120. Van Morrison, "Moondance"
Beloved of acoustic-strumming bros at waterfront-adjacent bars and jukeboxes worldwide, this album, Morrison's third as a solo artist, contains probably (well, besides "Brown-Eyed Girl") the best-known songs of his career. I mean, you know "Moondance," of course, and "Caravan," and maybe "And It Stoned Me" and "Everyone." After the less-than-inspiring sales of Astral Weeks, Morrison's record label pretty much said "You better come up with some hits," and damn if he didn't.
What struck me on this relisten was just how unique and personal a style he had, especially for 1970, the year of Abbey Road, Led Zeppelin II, and Cosmo's Factory. It's this weird blend of folk, rock, jazz, soul, and blues that I'm not sure anyone has done the same way before or since. "Everyone," for example, starts with a harpsichord and is driven along not by guitar but mostly by flute. It sounds like a merry band of gnomes dropped in at Ye Olde Pub and Van invited them up on stage.

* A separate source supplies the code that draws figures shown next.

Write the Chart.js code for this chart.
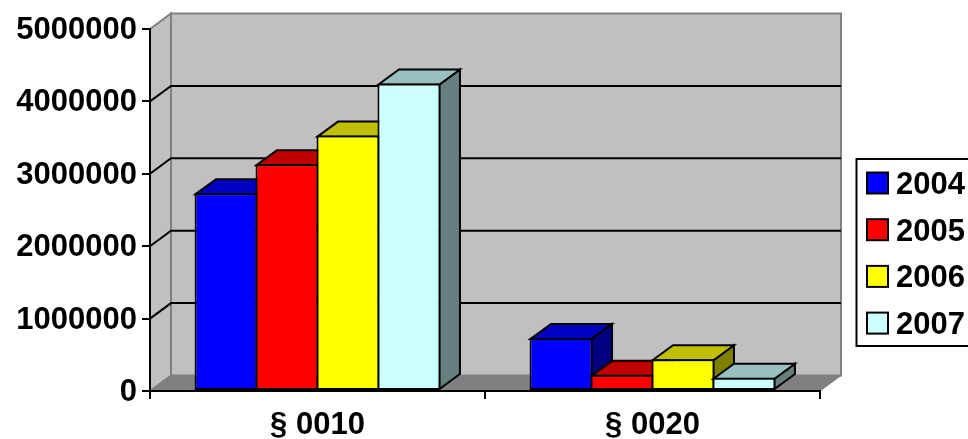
<!DOCTYPE html>
<html>
<head>
<meta charset="utf-8">
<style>
  html, body { margin: 0; padding: 0; background: #fff; overflow: hidden; }
  canvas { display: block; }
</style>
<script src="https://cdn.jsdelivr.net/npm/chart.js@4"></script>
</head>
<body>
<canvas id="chart" width="968" height="439"></canvas>
<script>
const categories = ["§ 0010", "§ 0020"];
const years = ["2004", "2005", "2006", "2007"];
const values2004 = [2733000, 733000];
const values2005 = [3133000, 223000];
const values2006 = [3528000, 438000];
const values2007 = [4248000, 183000];
const seriesValues = [values2004, values2005, values2006, values2007];
const yTicks = [0, 1000000, 2000000, 3000000, 4000000, 5000000];

const frontColors = ["#0000FF", "#FF0000", "#FFFF00", "#CCFFFF"];
const topColors = ["#0000C0", "#C00000", "#C0C000", "#99C0C0"];
const sideColors = ["#000080", "#800000", "#808000", "#668080"];

const FONT = "bold 31px 'Liberation Sans', Arial, sans-serif";
const DEPTH_X = 21;
const DEPTH_Y = 15.5;

function poly(ctx, pts, fill, stroke, lineWidth) {
  ctx.beginPath();
  pts.forEach((p, i) => (i ? ctx.lineTo(p[0], p[1]) : ctx.moveTo(p[0], p[1])));
  ctx.closePath();
  ctx.fillStyle = fill;
  ctx.fill();
  ctx.strokeStyle = stroke;
  ctx.lineWidth = lineWidth;
  ctx.lineJoin = "miter";
  ctx.stroke();
}

// walls, floor and gridlines behind the bars
const wallsPlugin = {
  id: "walls",
  beforeDraw(chart) {
    const { ctx, chartArea: a, scales } = chart;
    ctx.save();
    const dx = DEPTH_X;
    const dy = DEPTH_Y;
    poly(ctx, [[a.left, a.top], [a.left + dx, a.top - dy], [a.left + dx, a.bottom - dy], [a.left, a.bottom]], "#C0C0C0", "#808080", 2);
    poly(ctx, [[a.left + dx, a.top - dy], [a.right + dx, a.top - dy], [a.right + dx, a.bottom - dy], [a.left + dx, a.bottom - dy]], "#C0C0C0", "#808080", 2);
    poly(ctx, [[a.left, a.bottom], [a.left + dx, a.bottom - dy], [a.right + dx, a.bottom - dy], [a.right, a.bottom]], "#808080", "#808080", 1);

    ctx.strokeStyle = "#000";
    ctx.lineWidth = 2;
    yTicks.slice(1, -1).forEach((v) => {
      const y = scales.y.getPixelForValue(v);
      ctx.beginPath();
      ctx.moveTo(a.left, y);
      ctx.lineTo(a.left + dx, y - dy);
      ctx.lineTo(a.right + dx, y - dy);
      ctx.stroke();
    });
    ctx.restore();
  },
  // bars go left to right so each front covers the side of the one before
  beforeDatasetsDraw(chart) {
    const { ctx } = chart;
    const dx = 20.5;
    const dy = 15;
    categories.forEach((_, c) => {
      seriesValues.forEach((_, s) => {
        const bar = chart.getDatasetMeta(s).data[c];
        const l = bar.x - bar.width / 2 + 1;
        const r = bar.x + bar.width / 2 - 1;
        const t = bar.y + 1;
        const b = bar.base - 1;
        ctx.save();
        poly(ctx, [[r, t], [r + dx, t - dy], [r + dx, b - dy], [r, b]], sideColors[s], "#000", 2);
        poly(ctx, [[l, t], [l + dx, t - dy], [r + dx, t - dy], [r, t]], topColors[s], "#000", 2);
        ctx.restore();
        bar.draw(ctx);
      });
    });
    return false;
  },
  afterDraw(chart) {
    const { ctx } = chart;
    ctx.save();
    // legend runs off the right edge of the picture, as in the original
    ctx.strokeStyle = "#000";
    ctx.lineWidth = 2;
    ctx.strokeRect(856.5, 159, 130, 187);
    ctx.font = FONT;
    ctx.textBaseline = "middle";
    years.forEach((year, i) => {
      const y = 172.5 + i * 46.7;
      ctx.fillStyle = frontColors[i];
      ctx.fillRect(867, y, 21, 21);
      ctx.strokeStyle = "#000";
      ctx.strokeRect(867, y, 21, 21);
      ctx.fillStyle = "#000";
      ctx.fillText(year, 896, y + 13);
    });
    ctx.restore();
  },
};

new Chart(document.getElementById("chart"), {
  type: "bar",
  data: {
    labels: categories,
    datasets: years.map((year, i) => ({
      label: year,
      data: seriesValues[i],
      backgroundColor: frontColors[i],
      borderColor: "#000",
      borderWidth: 2,
      borderSkipped: false,
      categoryPercentage: 0.728,
      barPercentage: 1.033,
    })),
  },
  options: {
    responsive: false,
    animation: false,
    layout: { padding: { top: 29, right: 148, left: 0, bottom: 0 } },
    plugins: {
      legend: { display: false },
      tooltip: { enabled: false },
    },
    scales: {
      x: {
        afterFit: (scale) => { scale.height = 48; },
        border: { color: "#000", width: 2 },
        grid: { drawOnChartArea: false, color: "#000", lineWidth: 2, tickLength: 8 },
        ticks: { color: "#000", font: { family: "'Liberation Sans', Arial, sans-serif", size: 31, weight: "bold" }, padding: 8, maxRotation: 0 },
      },
      y: {
        min: 0,
        max: 5000000,
        afterFit: (scale) => { scale.width = 150; },
        afterBuildTicks: (scale) => { scale.ticks = yTicks.map((value) => ({ value })); },
        border: { color: "#000", width: 2 },
        grid: { drawOnChartArea: false, color: "#000", lineWidth: 2, tickLength: 8 },
        ticks: {
          color: "#000",
          font: { family: "'Liberation Sans', Arial, sans-serif", size: 31, weight: "bold" },
          padding: 5,
          labelOffset: 1.5,
          callback: (value) => String(value),
        },
      },
    },
  },
  plugins: [wallsPlugin],
});
</script>
</body>
</html>
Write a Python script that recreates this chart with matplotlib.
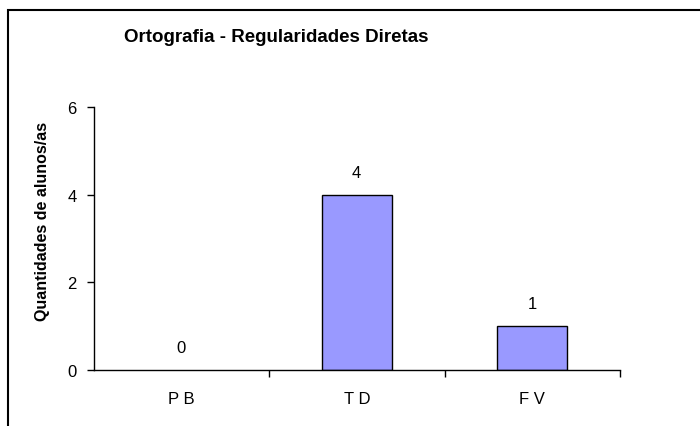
import matplotlib.pyplot as plt
from matplotlib.patches import Rectangle

# dados
categorias = ["P B", "T D", "F V"]
quantidades = [0, 4, 1]
titulo = "Ortografia - Regularidades Diretas"
rotulo_y = "Quantidades de alunos/as"

plt.rcParams['font.family'] = ['Liberation Sans', 'DejaVu Sans']

fig = plt.figure(figsize=(7, 4.27), dpi=100)
ax = fig.add_axes([93.5 / 700, 1 - 371 / 427, (620 - 93.5) / 700, (371 - 108) / 427])

x = list(range(len(categorias)))
# sem contorno para barras de valor zero
larguras_borda = [1 if v > 0 else 0 for v in quantidades]
ax.bar(x, quantidades, width=0.4, color='#9999ff', edgecolor='black',
       linewidth=larguras_borda)

# rótulos de valor acima das barras
for xi, v in zip(x, quantidades):
    ax.annotate(str(v), (xi, v), xytext=(0, 16), textcoords='offset points',
                ha='center', va='center', fontsize=12)

ax.set_xlim(-0.5, len(categorias) - 0.5)
ax.set_ylim(0, 6)
ax.set_yticks([0, 2, 4, 6])

# marcas entre categorias, rótulos no centro
ax.set_xticks([i + 0.5 for i in x])
ax.set_xticklabels([])
ax.set_xticks(x, minor=True)
ax.set_xticklabels(categorias, minor=True)
ax.tick_params(axis='x', which='major', direction='out', length=5, width=1)
ax.tick_params(axis='x', which='minor', length=0, pad=15, labelsize=12)
ax.tick_params(axis='y', direction='out', length=5, width=1, labelsize=12, pad=7)

for s in ['top', 'right']:
    ax.spines[s].set_visible(False)
for s in ['left', 'bottom']:
    ax.spines[s].set_linewidth(1)

fig.text(43 / 700, 1 - 221 / 427, rotulo_y, rotation=90, ha='center', va='center',
         fontsize=11.5, fontweight='bold')
fig.text(276 / 700, 1 - 38 / 427, titulo, ha='center', va='center',
         fontsize=13.5, fontweight='bold')

# moldura do gráfico
fig.patches.append(Rectangle((7.5 / 700, -0.1), 1.2, 1 - 11 / 427 + 0.1,
                             transform=fig.transFigure, fill=False,
                             edgecolor='black', linewidth=1.5, clip_on=False))

fig.savefig('out.png', dpi=100)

The spiritual center of the album is "Into the Mystic," a gorgeous, contemplative, gentle song about the transitions of life:
Also, younger than the sun
'Ere the bonnie boat was won
As we sailed into the mystic
Hark now, hear the sailors cry
Smell the sea and feel the sky
Let your soul and spirit fly
Into the mystic
Yeah, when that fog horn blows
I will be coming home
Yeah, when that fog horn blows
I wanna hear it
I don't have to fear it
More than one person has noted, like Tranquility Funeral Services has, that it's a good funeral song. Like a lot of the songs on this album, it's moody and atmospheric and makes you feel like you're in a movie, standing on a windswept beach, staring into middle distance.
Morrison was always interested in matters spiritual and metaphysical. "And It Stoned Me" is not about what you think, but rather what Morrison described as an almost out-of-body experience he had as a child drinking water from a cold stream proffered by an old man.

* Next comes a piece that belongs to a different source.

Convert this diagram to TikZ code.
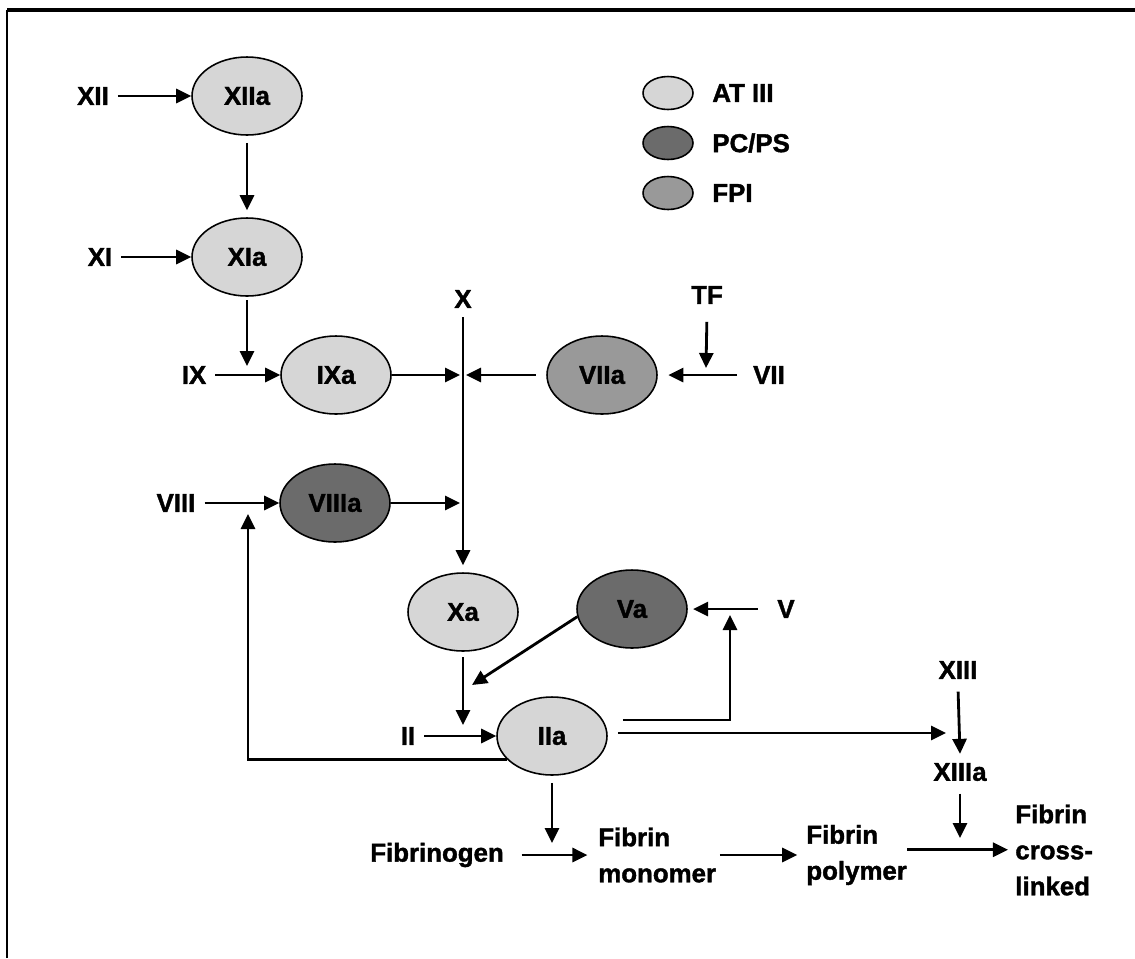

Later in life, this kind of innocent wide-eyed wonder at the world curdled into a sneering contempt. Morrison is famously prickly and difficult, and this rep seemed to culminate in his 2021 album Latest Record Project, Vol. 1, which was immediately and roundly mocked for containing such songs as (not making this up) “Where Have All the Rebels Gone,” “Why Are You on Facebook?,” and “Stop Bitching, Do Something." There's also some nasty implied anti-Semitism in “They Control the Media” and just flat-out racism in "Western Man" ("Western Man has no plan/They stole it while, while he was dreamin'").
Yuck. So we're back to separating the art from the artist. I tried, with some success, when listening back to this one, but it's hard, not gonna lie.
Is this album in my personal Top 500? If nothing else, just for "Mystic."